▶ _RECORDED DATA_:
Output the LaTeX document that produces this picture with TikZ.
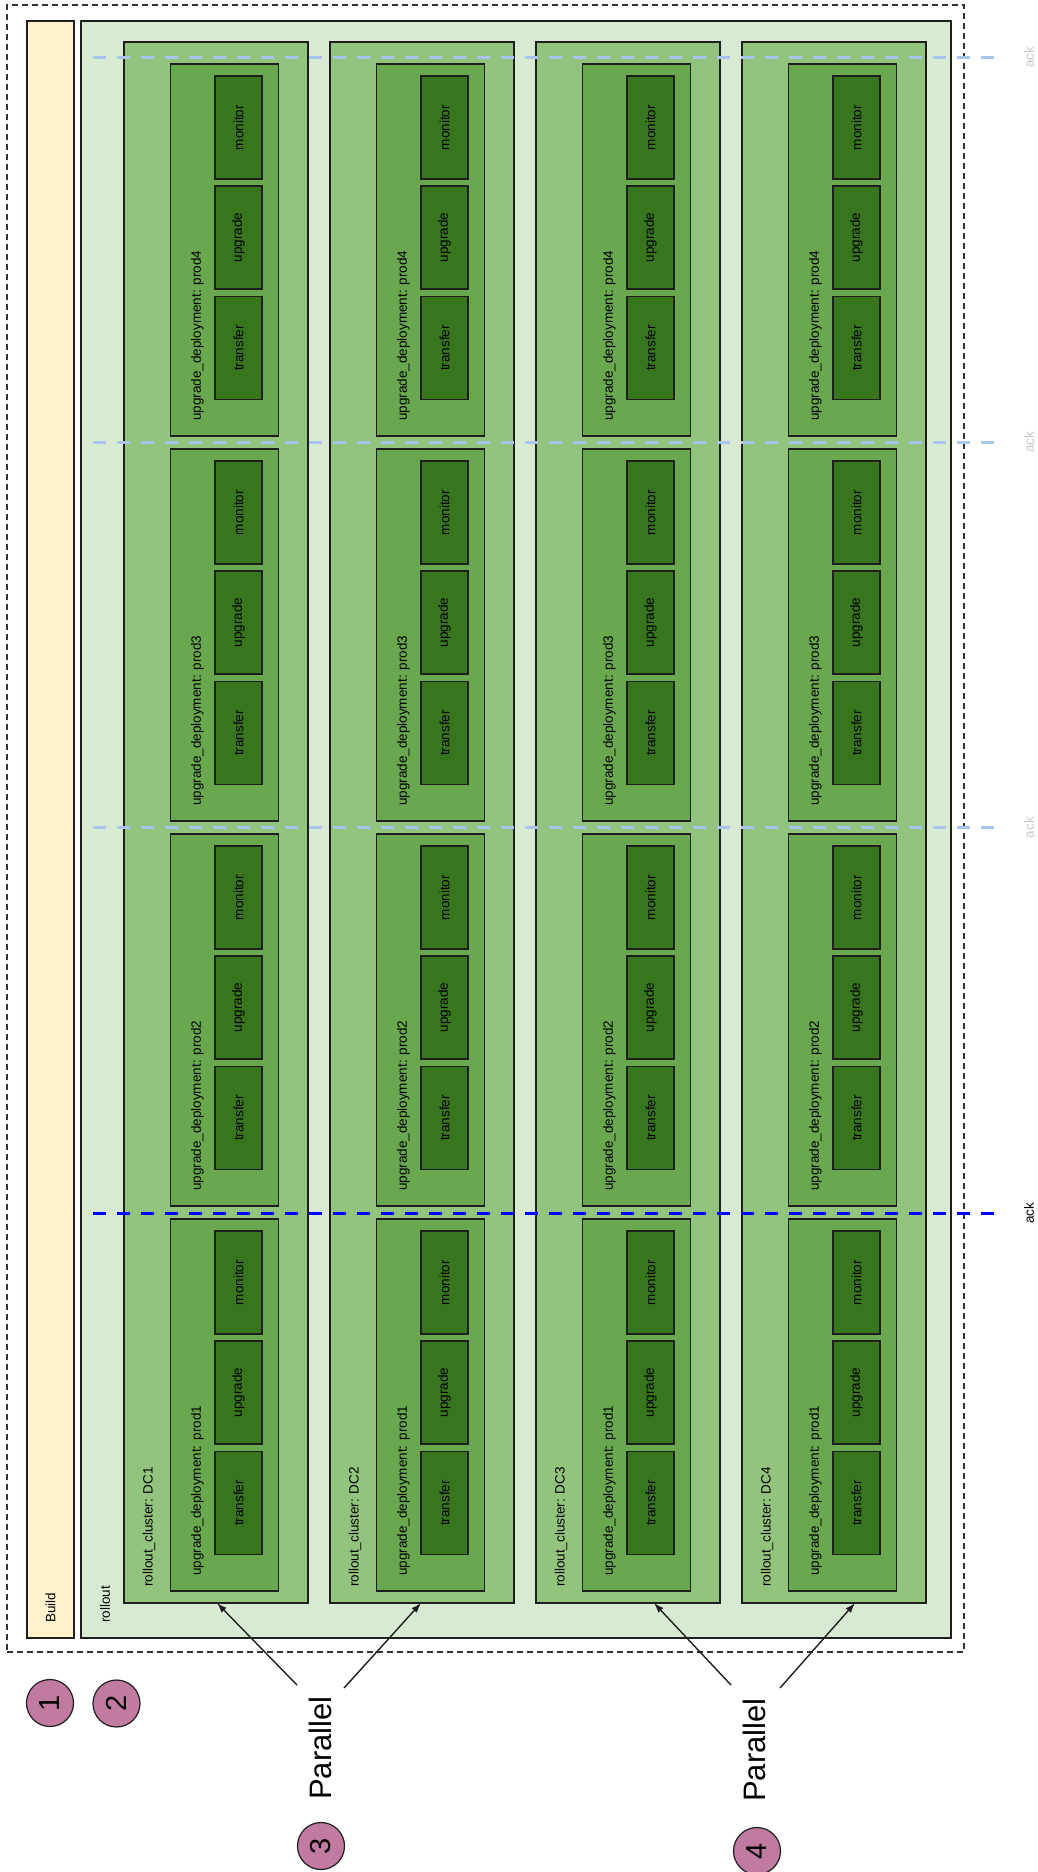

---

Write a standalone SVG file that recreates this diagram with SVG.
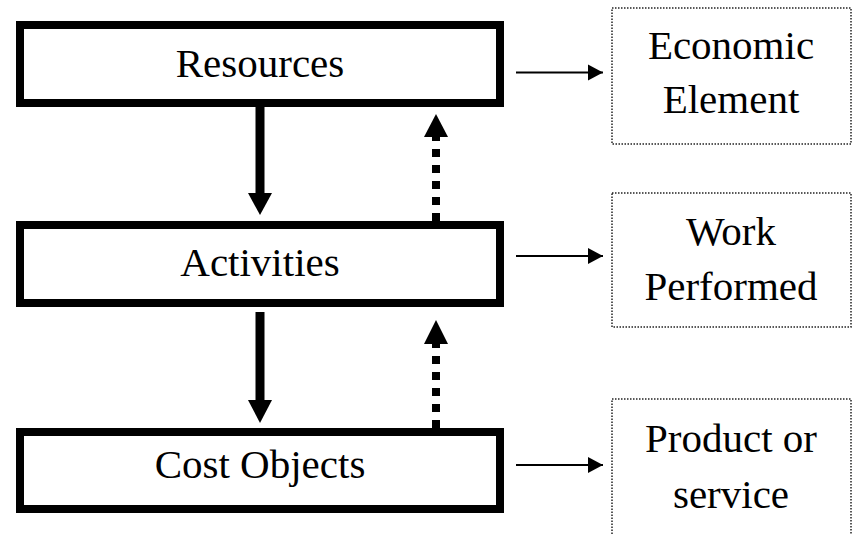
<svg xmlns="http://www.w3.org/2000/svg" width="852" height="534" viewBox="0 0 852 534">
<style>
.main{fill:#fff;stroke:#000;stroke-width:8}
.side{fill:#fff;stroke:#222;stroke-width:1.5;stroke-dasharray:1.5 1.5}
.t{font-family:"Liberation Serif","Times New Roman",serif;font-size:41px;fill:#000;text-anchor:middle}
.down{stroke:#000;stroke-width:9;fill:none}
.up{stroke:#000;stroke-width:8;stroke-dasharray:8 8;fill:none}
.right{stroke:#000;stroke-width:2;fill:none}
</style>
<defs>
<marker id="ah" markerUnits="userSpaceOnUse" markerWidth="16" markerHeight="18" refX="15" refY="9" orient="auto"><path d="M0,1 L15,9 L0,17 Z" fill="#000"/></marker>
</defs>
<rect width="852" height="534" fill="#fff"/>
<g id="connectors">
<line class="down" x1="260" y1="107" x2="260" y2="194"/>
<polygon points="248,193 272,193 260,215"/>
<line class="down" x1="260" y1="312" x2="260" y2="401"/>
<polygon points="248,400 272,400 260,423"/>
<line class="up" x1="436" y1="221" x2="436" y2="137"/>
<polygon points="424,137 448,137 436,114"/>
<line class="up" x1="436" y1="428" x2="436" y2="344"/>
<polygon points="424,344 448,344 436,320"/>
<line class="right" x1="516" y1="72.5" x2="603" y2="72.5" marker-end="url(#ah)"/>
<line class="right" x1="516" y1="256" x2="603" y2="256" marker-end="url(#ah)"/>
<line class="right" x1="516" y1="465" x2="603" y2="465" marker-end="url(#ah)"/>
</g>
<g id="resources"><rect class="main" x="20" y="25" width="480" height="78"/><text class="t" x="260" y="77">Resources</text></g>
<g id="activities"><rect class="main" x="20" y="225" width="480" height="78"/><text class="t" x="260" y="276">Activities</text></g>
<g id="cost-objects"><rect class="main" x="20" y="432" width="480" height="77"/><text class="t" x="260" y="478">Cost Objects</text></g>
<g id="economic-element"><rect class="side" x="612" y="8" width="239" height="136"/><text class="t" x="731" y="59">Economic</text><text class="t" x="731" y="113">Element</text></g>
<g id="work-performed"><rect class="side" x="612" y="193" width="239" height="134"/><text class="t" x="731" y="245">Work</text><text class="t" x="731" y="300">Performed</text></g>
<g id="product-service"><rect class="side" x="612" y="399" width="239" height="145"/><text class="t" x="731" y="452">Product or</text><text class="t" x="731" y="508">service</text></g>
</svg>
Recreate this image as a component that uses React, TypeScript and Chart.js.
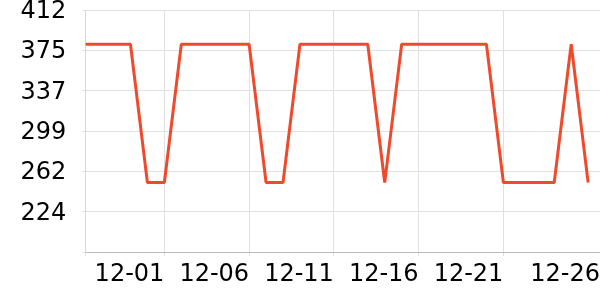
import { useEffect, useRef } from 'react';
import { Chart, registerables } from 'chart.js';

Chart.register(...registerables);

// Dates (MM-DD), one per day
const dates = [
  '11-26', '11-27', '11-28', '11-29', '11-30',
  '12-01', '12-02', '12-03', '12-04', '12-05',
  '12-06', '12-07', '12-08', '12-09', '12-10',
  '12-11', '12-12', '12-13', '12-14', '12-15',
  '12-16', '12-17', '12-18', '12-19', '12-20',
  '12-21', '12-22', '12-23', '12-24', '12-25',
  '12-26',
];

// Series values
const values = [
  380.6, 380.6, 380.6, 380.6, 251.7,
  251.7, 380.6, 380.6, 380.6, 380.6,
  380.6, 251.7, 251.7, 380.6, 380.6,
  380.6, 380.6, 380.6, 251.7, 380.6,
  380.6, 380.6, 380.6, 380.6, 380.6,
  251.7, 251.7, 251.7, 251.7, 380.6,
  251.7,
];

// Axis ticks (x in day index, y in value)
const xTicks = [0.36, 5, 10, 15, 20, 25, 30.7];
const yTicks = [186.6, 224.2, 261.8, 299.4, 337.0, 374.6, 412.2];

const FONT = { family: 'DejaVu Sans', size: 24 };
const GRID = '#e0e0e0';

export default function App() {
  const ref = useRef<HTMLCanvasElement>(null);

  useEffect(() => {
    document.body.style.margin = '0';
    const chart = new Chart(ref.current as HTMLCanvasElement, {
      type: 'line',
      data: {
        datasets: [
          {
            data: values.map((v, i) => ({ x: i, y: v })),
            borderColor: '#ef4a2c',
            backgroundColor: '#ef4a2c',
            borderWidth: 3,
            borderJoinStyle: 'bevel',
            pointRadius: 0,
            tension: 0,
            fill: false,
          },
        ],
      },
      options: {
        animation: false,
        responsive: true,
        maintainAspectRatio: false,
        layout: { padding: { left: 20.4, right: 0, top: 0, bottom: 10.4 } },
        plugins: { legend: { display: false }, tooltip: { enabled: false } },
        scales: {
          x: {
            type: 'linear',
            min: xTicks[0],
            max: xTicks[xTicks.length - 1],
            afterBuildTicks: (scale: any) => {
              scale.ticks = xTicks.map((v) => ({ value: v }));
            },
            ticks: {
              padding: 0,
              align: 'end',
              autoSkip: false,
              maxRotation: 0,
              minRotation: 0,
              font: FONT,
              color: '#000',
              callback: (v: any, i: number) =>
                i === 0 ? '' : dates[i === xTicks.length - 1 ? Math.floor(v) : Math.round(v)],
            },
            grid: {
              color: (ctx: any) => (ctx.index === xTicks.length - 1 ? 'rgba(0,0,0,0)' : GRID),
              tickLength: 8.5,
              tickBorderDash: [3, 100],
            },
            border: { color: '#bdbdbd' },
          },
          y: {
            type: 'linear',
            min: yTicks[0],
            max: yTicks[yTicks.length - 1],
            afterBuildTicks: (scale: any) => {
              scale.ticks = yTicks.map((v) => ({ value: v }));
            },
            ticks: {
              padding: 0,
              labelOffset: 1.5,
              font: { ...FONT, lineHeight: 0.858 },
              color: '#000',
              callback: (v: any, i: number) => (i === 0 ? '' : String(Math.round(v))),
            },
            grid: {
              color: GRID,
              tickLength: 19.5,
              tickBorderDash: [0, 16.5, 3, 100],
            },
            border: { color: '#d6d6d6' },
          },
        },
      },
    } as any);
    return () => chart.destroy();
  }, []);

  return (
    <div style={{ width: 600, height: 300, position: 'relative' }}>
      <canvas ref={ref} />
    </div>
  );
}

▶ _EXERCISE AIM_:
Reproduce the entries exactly, from the line with "Recreate this image" to the line with "const ref = useRef<HTMLCanvasElement>(null);", both lines included, keeping no pictures.

▶ _WRITTEN REPLY_:
Recreate this image as a component that uses React, TypeScript and Chart.js.
import { useEffect, useRef } from 'react';
import { Chart, registerables } from 'chart.js';

Chart.register(...registerables);

// Dates (MM-DD), one per day
const dates = [
  '11-26', '11-27', '11-28', '11-29', '11-30',
  '12-01', '12-02', '12-03', '12-04', '12-05',
  '12-06', '12-07', '12-08', '12-09', '12-10',
  '12-11', '12-12', '12-13', '12-14', '12-15',
  '12-16', '12-17', '12-18', '12-19', '12-20',
  '12-21', '12-22', '12-23', '12-24', '12-25',
  '12-26',
];

// Series values
const values = [
  380.6, 380.6, 380.6, 380.6, 251.7,
  251.7, 380.6, 380.6, 380.6, 380.6,
  380.6, 251.7, 251.7, 380.6, 380.6,
  380.6, 380.6, 380.6, 251.7, 380.6,
  380.6, 380.6, 380.6, 380.6, 380.6,
  251.7, 251.7, 251.7, 251.7, 380.6,
  251.7,
];

// Axis ticks (x in day index, y in value)
const xTicks = [0.36, 5, 10, 15, 20, 25, 30.7];
const yTicks = [186.6, 224.2, 261.8, 299.4, 337.0, 374.6, 412.2];

const FONT = { family: 'DejaVu Sans', size: 24 };
const GRID = '#e0e0e0';

export default function App() {
  const ref = useRef<HTMLCanvasElement>(null);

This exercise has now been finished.